[Charts and diagrams as code]
··········

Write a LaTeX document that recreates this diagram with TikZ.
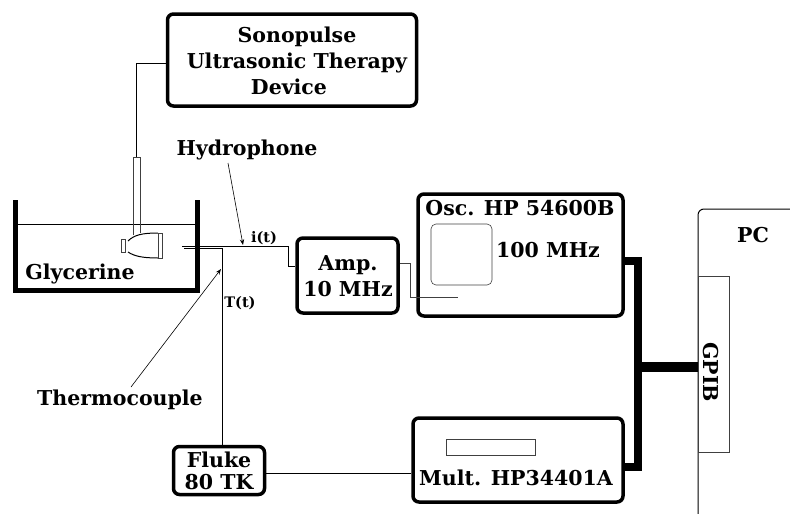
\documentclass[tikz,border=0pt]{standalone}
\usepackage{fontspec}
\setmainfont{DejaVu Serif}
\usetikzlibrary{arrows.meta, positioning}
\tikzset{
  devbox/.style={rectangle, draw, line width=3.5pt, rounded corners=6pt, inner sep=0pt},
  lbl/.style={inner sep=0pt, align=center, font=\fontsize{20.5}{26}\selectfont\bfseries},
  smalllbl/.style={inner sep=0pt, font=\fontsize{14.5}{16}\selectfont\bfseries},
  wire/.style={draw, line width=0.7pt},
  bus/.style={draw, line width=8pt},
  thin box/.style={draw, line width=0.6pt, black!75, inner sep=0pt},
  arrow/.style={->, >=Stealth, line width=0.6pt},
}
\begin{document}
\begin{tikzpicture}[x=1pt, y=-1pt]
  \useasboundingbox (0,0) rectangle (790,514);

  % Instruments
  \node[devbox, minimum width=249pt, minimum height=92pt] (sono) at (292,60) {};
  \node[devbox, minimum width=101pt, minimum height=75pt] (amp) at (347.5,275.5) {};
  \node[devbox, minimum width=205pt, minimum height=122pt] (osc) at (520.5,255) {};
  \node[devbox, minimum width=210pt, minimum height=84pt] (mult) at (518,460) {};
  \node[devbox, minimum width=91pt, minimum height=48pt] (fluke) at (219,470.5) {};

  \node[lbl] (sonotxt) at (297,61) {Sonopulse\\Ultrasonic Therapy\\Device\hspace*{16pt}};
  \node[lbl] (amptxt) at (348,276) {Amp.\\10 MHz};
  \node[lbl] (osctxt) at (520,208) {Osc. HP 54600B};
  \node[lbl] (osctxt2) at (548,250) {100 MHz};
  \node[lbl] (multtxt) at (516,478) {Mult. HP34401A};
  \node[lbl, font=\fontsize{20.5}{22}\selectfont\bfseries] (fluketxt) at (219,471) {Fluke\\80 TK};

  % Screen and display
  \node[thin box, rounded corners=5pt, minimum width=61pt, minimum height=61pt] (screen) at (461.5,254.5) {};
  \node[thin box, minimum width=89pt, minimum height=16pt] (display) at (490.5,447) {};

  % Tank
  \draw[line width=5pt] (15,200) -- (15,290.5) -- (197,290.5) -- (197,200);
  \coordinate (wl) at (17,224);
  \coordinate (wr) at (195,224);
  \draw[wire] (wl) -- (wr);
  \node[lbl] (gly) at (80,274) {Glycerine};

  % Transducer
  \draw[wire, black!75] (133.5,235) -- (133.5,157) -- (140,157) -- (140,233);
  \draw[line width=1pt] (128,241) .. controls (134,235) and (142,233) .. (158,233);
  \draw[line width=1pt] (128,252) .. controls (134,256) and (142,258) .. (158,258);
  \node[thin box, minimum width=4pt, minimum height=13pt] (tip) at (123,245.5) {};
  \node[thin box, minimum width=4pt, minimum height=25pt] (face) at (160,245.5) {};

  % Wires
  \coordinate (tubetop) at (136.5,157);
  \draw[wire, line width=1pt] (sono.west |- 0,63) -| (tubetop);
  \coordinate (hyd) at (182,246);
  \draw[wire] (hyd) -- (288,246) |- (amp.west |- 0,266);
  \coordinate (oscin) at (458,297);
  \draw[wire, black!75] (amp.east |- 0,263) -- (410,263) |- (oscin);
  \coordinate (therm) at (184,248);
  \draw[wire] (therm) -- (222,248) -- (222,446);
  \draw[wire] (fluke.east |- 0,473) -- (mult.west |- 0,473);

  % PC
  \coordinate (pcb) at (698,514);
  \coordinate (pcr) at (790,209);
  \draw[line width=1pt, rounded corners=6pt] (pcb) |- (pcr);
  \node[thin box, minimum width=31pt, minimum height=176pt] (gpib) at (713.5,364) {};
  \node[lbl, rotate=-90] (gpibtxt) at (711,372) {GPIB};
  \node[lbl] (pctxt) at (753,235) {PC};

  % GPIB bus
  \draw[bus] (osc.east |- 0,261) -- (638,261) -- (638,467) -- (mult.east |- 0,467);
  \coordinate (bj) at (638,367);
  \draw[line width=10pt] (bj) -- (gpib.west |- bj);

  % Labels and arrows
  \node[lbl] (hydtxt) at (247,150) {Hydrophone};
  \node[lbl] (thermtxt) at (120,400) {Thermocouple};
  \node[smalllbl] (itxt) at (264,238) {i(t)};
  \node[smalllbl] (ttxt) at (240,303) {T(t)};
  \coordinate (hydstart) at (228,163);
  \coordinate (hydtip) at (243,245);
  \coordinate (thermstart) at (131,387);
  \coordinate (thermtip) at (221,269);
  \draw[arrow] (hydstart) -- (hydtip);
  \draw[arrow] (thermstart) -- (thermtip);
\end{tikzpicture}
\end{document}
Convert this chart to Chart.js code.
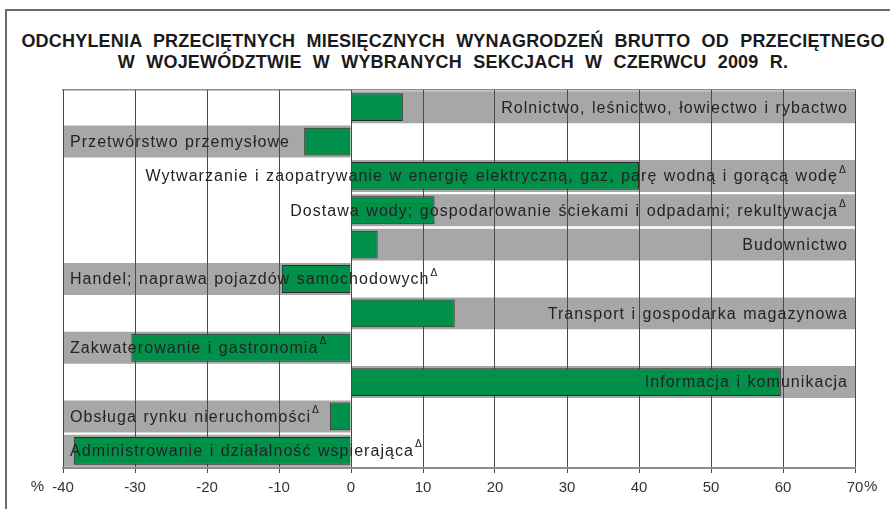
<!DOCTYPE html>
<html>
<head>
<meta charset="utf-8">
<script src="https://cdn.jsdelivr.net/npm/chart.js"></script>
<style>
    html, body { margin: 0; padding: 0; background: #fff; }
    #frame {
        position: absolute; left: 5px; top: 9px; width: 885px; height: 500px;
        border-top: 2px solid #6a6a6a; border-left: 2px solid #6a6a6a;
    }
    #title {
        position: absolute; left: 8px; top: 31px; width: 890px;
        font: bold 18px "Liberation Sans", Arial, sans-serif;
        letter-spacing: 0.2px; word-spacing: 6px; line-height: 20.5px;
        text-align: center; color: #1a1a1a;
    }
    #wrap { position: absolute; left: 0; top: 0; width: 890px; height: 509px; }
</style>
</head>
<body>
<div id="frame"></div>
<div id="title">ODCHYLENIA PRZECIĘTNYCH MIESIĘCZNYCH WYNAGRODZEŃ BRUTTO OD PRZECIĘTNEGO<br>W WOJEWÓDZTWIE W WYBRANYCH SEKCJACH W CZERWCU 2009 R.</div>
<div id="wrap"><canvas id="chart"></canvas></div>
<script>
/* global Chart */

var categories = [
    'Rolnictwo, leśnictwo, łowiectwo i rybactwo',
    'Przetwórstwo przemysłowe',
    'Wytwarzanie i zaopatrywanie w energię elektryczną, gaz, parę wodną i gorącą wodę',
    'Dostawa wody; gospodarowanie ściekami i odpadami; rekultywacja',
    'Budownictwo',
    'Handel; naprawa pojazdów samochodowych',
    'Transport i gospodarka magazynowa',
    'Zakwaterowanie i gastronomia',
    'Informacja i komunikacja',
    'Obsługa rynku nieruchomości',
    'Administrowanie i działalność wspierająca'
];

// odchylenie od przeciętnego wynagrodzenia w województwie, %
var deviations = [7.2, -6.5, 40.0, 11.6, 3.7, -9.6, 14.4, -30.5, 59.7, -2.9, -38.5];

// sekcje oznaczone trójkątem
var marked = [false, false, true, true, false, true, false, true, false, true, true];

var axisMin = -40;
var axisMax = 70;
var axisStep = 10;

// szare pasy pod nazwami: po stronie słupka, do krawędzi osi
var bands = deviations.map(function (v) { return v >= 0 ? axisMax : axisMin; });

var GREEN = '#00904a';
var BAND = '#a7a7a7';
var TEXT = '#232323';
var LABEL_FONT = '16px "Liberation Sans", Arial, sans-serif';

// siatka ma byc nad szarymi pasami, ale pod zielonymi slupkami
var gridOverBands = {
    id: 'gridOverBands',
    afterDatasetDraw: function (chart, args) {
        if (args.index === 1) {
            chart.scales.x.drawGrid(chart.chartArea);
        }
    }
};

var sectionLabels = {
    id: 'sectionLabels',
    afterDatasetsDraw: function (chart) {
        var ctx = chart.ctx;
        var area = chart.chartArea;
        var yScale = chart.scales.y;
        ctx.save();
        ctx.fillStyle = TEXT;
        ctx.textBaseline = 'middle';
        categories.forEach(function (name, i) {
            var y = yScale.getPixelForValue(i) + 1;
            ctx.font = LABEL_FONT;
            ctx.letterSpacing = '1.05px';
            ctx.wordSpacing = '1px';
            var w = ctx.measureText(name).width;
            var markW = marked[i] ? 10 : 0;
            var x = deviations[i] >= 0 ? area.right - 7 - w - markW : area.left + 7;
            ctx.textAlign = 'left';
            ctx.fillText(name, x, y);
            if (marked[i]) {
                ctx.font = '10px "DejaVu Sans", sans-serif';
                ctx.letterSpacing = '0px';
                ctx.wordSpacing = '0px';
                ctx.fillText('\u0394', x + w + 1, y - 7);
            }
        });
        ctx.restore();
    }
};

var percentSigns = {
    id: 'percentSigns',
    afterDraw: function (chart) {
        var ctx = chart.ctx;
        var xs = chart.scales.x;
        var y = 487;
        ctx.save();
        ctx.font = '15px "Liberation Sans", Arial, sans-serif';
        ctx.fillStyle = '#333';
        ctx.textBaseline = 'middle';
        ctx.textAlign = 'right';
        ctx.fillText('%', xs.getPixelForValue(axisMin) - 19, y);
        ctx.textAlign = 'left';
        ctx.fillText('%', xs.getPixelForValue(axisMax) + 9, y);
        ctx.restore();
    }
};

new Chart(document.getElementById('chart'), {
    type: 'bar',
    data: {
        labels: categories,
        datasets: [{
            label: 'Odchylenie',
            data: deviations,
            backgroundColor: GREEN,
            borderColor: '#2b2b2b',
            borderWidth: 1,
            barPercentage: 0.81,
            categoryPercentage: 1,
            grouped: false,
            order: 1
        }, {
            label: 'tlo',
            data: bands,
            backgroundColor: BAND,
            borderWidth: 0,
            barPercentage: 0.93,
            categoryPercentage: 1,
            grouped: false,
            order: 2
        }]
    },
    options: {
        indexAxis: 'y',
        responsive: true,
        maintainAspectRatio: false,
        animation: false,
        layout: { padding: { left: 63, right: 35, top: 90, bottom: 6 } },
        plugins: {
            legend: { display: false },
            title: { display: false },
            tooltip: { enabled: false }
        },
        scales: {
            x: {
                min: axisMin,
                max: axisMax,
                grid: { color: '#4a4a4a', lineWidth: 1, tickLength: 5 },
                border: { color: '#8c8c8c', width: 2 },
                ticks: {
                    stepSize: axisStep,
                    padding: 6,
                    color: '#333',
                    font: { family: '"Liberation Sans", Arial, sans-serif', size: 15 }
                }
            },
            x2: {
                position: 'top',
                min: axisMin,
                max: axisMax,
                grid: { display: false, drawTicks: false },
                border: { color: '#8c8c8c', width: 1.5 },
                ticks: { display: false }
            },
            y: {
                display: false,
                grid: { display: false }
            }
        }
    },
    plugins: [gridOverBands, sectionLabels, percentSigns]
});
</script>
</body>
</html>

··········

● PROBLEM DESCRIPTION:
Starting at the line containing "Convert this chart to Chart.js code." and stopping after the line containing "global Chart */", give the lines again exactly and leave out every image.

● WRITTEN SOLUTION:
Convert this chart to Chart.js code.
<!DOCTYPE html>
<html>
<head>
<meta charset="utf-8">
<script src="https://cdn.jsdelivr.net/npm/chart.js"></script>
<style>
    html, body { margin: 0; padding: 0; background: #fff; }
    #frame {
        position: absolute; left: 5px; top: 9px; width: 885px; height: 500px;
        border-top: 2px solid #6a6a6a; border-left: 2px solid #6a6a6a;
    }
    #title {
        position: absolute; left: 8px; top: 31px; width: 890px;
        font: bold 18px "Liberation Sans", Arial, sans-serif;
        letter-spacing: 0.2px; word-spacing: 6px; line-height: 20.5px;
        text-align: center; color: #1a1a1a;
    }
    #wrap { position: absolute; left: 0; top: 0; width: 890px; height: 509px; }
</style>
</head>
<body>
<div id="frame"></div>
<div id="title">ODCHYLENIA PRZECIĘTNYCH MIESIĘCZNYCH WYNAGRODZEŃ BRUTTO OD PRZECIĘTNEGO<br>W WOJEWÓDZTWIE W WYBRANYCH SEKCJACH W CZERWCU 2009 R.</div>
<div id="wrap"><canvas id="chart"></canvas></div>
<script>
/* global Chart */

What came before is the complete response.